Global Garage: How the Hyundai Palisade Became the World’s Favorite Rolling Panic Room
In the marble-clad lobby of the Geneva International Motor Show—an event that now feels as quaint as a telegraph convention—a Hyundai Palisade sat under surgical-grade LED light, politely pretending it wasn’t a three-ton metaphor for the global middle class’s midlife crisis. Delegates in lanyards shuffled past, each clutching a brochure promising “premium serenity,” which is marketing-ese for “your children will stop screaming at 200 km/h.” The Palisade, South Korea’s answer to the question nobody asked but everyone financed, has quietly become the automotive equivalent of oat-milk diplomacy: bland, inoffensive, and suddenly everywhere from Lagos to Lake Como.
Let us zoom out, drone-style, across continents. In suburban Texas cul-de-sacs, the Palisade ferries nine-seat soccer militias to practice fields already mortgaged to China. In Riyadh, it glides past mirrored towers built by indentured labor, its 3.8-liter V6 exhaling the same carbon the desert kingdom promises to sequester by 2060—right after the last drop of oil is sold. Meanwhile, in Seoul’s Gangnam district, influencers film unboxing videos of the Calligraphy trim, so named because nothing says calligraphy like quilted Nappa leather and 12 cupholders. The world, it seems, has agreed to solve its collective claustrophobia by buying slightly larger boxes on wheels.

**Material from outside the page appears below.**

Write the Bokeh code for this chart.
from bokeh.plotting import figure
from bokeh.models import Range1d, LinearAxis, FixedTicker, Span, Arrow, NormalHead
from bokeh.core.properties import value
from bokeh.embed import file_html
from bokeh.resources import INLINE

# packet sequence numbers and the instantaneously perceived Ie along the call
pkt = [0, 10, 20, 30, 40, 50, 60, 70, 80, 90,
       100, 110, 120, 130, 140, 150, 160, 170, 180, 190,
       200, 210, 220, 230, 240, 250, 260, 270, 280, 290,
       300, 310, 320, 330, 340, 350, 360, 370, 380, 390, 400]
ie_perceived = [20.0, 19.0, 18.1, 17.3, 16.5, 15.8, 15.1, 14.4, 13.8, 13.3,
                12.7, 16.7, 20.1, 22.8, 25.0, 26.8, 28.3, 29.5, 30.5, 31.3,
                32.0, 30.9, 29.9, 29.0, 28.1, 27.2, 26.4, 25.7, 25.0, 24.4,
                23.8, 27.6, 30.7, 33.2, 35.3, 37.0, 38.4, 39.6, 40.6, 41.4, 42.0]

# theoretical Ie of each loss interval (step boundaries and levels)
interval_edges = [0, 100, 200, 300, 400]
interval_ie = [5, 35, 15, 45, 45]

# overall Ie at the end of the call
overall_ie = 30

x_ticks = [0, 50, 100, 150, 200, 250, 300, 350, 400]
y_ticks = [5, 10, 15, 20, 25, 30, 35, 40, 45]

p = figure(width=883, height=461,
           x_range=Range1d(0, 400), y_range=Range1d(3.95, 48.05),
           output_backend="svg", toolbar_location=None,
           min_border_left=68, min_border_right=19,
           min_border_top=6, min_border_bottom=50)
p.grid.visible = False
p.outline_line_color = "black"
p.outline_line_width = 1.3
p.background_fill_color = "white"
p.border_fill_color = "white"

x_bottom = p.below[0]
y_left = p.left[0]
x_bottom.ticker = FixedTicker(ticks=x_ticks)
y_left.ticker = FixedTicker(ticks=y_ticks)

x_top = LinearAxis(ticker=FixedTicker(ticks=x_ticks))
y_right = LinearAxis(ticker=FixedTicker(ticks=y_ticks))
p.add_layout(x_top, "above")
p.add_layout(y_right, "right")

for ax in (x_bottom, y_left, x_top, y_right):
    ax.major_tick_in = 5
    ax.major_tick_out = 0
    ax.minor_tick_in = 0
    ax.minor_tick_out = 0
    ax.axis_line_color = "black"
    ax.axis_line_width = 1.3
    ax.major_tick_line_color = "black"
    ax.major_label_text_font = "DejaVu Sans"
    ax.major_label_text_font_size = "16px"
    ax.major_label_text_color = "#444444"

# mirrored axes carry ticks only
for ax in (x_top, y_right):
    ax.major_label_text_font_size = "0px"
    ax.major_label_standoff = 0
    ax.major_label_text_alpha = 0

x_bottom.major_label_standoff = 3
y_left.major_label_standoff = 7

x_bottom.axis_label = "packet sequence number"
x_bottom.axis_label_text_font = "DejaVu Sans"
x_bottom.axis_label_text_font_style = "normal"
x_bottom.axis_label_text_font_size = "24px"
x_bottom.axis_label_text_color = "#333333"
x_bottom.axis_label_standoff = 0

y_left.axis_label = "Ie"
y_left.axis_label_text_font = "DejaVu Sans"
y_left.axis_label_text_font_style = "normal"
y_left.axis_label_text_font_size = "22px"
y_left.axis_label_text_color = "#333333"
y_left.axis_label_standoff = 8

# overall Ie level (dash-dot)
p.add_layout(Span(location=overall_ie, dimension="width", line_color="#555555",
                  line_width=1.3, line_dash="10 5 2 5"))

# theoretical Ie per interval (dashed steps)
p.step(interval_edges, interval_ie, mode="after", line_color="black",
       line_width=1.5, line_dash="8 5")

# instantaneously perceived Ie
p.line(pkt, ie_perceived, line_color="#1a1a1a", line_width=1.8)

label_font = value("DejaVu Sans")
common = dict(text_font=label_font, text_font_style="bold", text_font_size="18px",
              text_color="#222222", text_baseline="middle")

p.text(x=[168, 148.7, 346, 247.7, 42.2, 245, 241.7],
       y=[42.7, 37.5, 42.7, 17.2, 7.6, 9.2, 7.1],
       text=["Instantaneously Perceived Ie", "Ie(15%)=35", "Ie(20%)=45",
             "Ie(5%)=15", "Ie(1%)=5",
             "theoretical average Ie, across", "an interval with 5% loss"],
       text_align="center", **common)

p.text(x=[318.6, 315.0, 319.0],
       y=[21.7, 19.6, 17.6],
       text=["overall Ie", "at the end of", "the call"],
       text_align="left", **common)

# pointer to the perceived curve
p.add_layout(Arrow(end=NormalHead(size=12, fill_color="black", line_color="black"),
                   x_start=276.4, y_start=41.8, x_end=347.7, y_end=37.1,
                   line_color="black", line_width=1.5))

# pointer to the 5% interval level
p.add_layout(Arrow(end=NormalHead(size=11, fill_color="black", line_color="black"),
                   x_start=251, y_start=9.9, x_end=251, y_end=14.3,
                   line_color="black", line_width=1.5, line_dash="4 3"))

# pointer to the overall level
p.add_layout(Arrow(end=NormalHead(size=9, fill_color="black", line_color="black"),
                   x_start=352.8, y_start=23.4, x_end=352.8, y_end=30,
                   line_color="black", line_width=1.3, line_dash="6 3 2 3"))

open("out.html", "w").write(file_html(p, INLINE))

The numbers do the talking Hyundai accountants prefer to whisper: global sales up 42 % year-on-year, with North America swallowing inventory faster than Ozempic prescriptions. Europe pretends to hate big SUVs, then imports them as “temporary” U.S. diplomatic vehicles. In Australia, the Palisade is the unofficial staff car for every mining magnate who’s just discovered climate anxiety—between private-jet flights. Even in India, where a single lane can contain a cow, a rickshaw, and a family of five on a scooter, Hyundai is plotting a launch. After all, nothing says emerging-market aspiration like a car too wide for 70 % of your roads.
Under the hood—literally and figuratively—lies a paradox. The Palisade is built in Ulsan, a coastal city where Hyundai’s shipyard also constructs LNG tankers that will ferry frozen gas to Europe so Germans can keep their tofu at precisely 4 °C. One factory, two products: one saves the planet by replacing coal; the other dooms it by replacing sidewalks. Engineers call this “portfolio diversification.” The rest of us call it Tuesday.
Inside, the cabin is a soft-touch panopticon. Cameras monitor drowsy drivers; microphones dampen exterior chaos; the infotainment system offers a meditation app narrated by a man who sounds like he’s never sat in traffic behind a cement mixer. Parents can project their voice to rear speakers—an innovation that allows you to scold children without the medieval inconvenience of turning your head. It is, in short, a rolling bunker against the messy world it helps create. Buy the Palisade, and you’re not just buying a car; you’re buying a gated community that does 0-60 in 7.6 seconds.
Yet the darker joke lingers: every Palisade sold tightens the planetary tourniquet another millimeter. Its buyers—dentists, mid-level diplomats, YouTube relationship coaches—are not villains, merely actors in a tragicomedy where the script demands bigger cars to protect our kids from the climate change our cars accelerate. The Palisade’s grille resembles a whale shark’s maw: enormous, placid, and indifferent as it filters whatever drifts past.
We end where we began, in Geneva, though the show itself has since been canceled—too expensive, too carbon-heavy, too 20th-century. The Palisade, meanwhile, soldiers on, a stainless-steel Buddha for the age of forever-crisis. Somewhere in Kazakhstan, a family of seven is loading one with suitcases labeled “Hilton Towels” in Cyrillic, preparing to drive across steppes once reserved for nomads. They will FaceTime relatives from the heated steering wheel, upload drone shots of endless horizon, and burn 80 liters of unleaded before dinner. Progress, like the Palisade, is capacious, climate-controlled, and utterly unstoppable—until, of course, it isn’t.